• _SHORT EXERCISE_
Can you print the data exactly and leave out each image?

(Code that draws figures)
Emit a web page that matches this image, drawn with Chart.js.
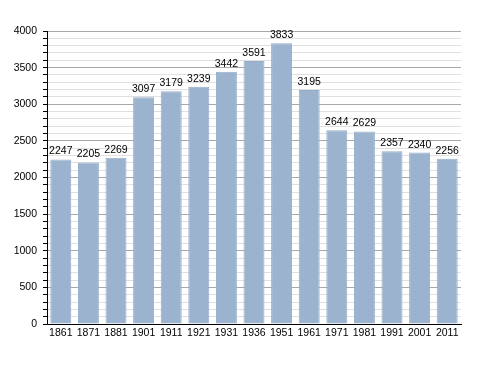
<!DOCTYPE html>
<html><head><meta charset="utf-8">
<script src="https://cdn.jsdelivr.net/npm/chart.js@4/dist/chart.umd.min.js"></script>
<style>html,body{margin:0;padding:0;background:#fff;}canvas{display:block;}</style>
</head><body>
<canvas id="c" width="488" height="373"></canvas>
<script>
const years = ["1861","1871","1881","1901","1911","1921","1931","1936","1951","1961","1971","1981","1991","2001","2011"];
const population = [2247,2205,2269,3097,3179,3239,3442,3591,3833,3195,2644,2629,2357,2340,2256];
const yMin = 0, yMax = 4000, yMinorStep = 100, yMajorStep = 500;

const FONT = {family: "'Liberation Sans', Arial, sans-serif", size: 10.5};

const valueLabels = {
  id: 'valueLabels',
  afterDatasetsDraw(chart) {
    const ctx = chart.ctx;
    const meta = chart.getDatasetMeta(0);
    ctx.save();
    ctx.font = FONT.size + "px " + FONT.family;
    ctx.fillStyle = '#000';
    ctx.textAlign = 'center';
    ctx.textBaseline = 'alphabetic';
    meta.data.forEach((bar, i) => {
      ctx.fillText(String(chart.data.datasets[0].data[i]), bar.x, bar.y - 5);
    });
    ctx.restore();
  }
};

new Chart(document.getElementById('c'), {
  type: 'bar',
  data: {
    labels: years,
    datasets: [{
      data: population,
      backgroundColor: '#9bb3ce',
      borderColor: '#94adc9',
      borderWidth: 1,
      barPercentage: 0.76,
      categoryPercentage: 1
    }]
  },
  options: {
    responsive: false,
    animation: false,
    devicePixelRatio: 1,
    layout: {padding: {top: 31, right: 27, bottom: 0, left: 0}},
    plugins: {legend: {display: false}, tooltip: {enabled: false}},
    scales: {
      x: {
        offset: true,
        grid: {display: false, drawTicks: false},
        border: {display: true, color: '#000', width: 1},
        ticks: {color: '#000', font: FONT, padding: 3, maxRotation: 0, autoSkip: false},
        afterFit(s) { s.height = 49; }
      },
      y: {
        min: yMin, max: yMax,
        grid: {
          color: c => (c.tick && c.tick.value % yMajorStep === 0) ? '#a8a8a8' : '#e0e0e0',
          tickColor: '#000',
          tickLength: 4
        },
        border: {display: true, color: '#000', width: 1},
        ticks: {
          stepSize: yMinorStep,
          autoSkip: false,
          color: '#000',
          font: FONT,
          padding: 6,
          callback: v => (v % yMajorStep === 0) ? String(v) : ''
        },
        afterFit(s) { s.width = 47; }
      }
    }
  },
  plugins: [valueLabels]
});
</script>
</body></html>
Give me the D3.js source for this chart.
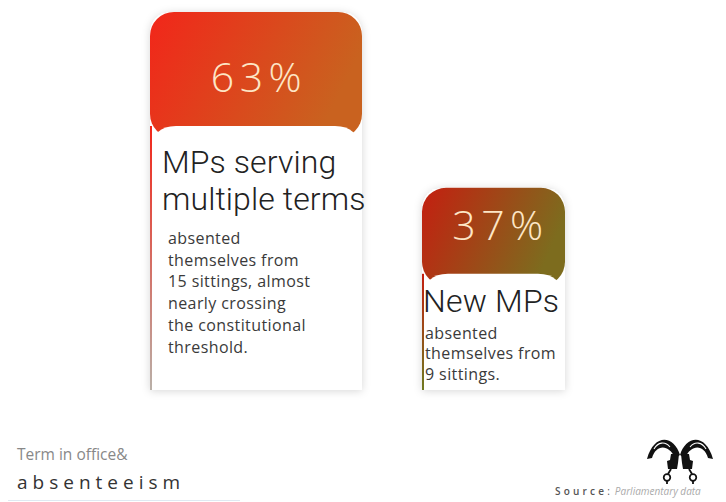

• _ANSWER_
Emit a web page that matches this image, drawn with Chart.js.
<!DOCTYPE html>
<html><head><meta charset="utf-8">
<script src="https://cdn.jsdelivr.net/npm/chart.js@4/dist/chart.umd.min.js"></script>
<style>html,body{margin:0;padding:0;background:#fff;}canvas{display:block;}</style>
</head><body>
<canvas id="c" width="488" height="373"></canvas>
<script>
const years = ["1861","1871","1881","1901","1911","1921","1931","1936","1951","1961","1971","1981","1991","2001","2011"];
const population = [2247,2205,2269,3097,3179,3239,3442,3591,3833,3195,2644,2629,2357,2340,2256];
const yMin = 0, yMax = 4000, yMinorStep = 100, yMajorStep = 500;

const FONT = {family: "'Liberation Sans', Arial, sans-serif", size: 10.5};

const valueLabels = {
  id: 'valueLabels',
  afterDatasetsDraw(chart) {
    const ctx = chart.ctx;
    const meta = chart.getDatasetMeta(0);
    ctx.save();
    ctx.font = FONT.size + "px " + FONT.family;
    ctx.fillStyle = '#000';
    ctx.textAlign = 'center';
    ctx.textBaseline = 'alphabetic';
    meta.data.forEach((bar, i) => {
      ctx.fillText(String(chart.data.datasets[0].data[i]), bar.x, bar.y - 5);
    });
    ctx.restore();
  }
};

new Chart(document.getElementById('c'), {
  type: 'bar',
  data: {
    labels: years,
    datasets: [{
      data: population,
      backgroundColor: '#9bb3ce',
      borderColor: '#94adc9',
      borderWidth: 1,
      barPercentage: 0.76,
      categoryPercentage: 1
    }]
  },
  options: {
    responsive: false,
    animation: false,
    devicePixelRatio: 1,
    layout: {padding: {top: 31, right: 27, bottom: 0, left: 0}},
    plugins: {legend: {display: false}, tooltip: {enabled: false}},
    scales: {
      x: {
        offset: true,
        grid: {display: false, drawTicks: false},
        border: {display: true, color: '#000', width: 1},
        ticks: {color: '#000', font: FONT, padding: 3, maxRotation: 0, autoSkip: false},
        afterFit(s) { s.height = 49; }
      },
      y: {
        min: yMin, max: yMax,
        grid: {
          color: c => (c.tick && c.tick.value % yMajorStep === 0) ? '#a8a8a8' : '#e0e0e0',
          tickColor: '#000',
          tickLength: 4
        },
        border: {display: true, color: '#000', width: 1},
        ticks: {
          stepSize: yMinorStep,
          autoSkip: false,
          color: '#000',
          font: FONT,
          padding: 6,
          callback: v => (v % yMajorStep === 0) ? String(v) : ''
        },
        afterFit(s) { s.width = 47; }
      }
    }
  },
  plugins: [valueLabels]
});
</script>
</body></html>
Give me the D3.js source for this chart.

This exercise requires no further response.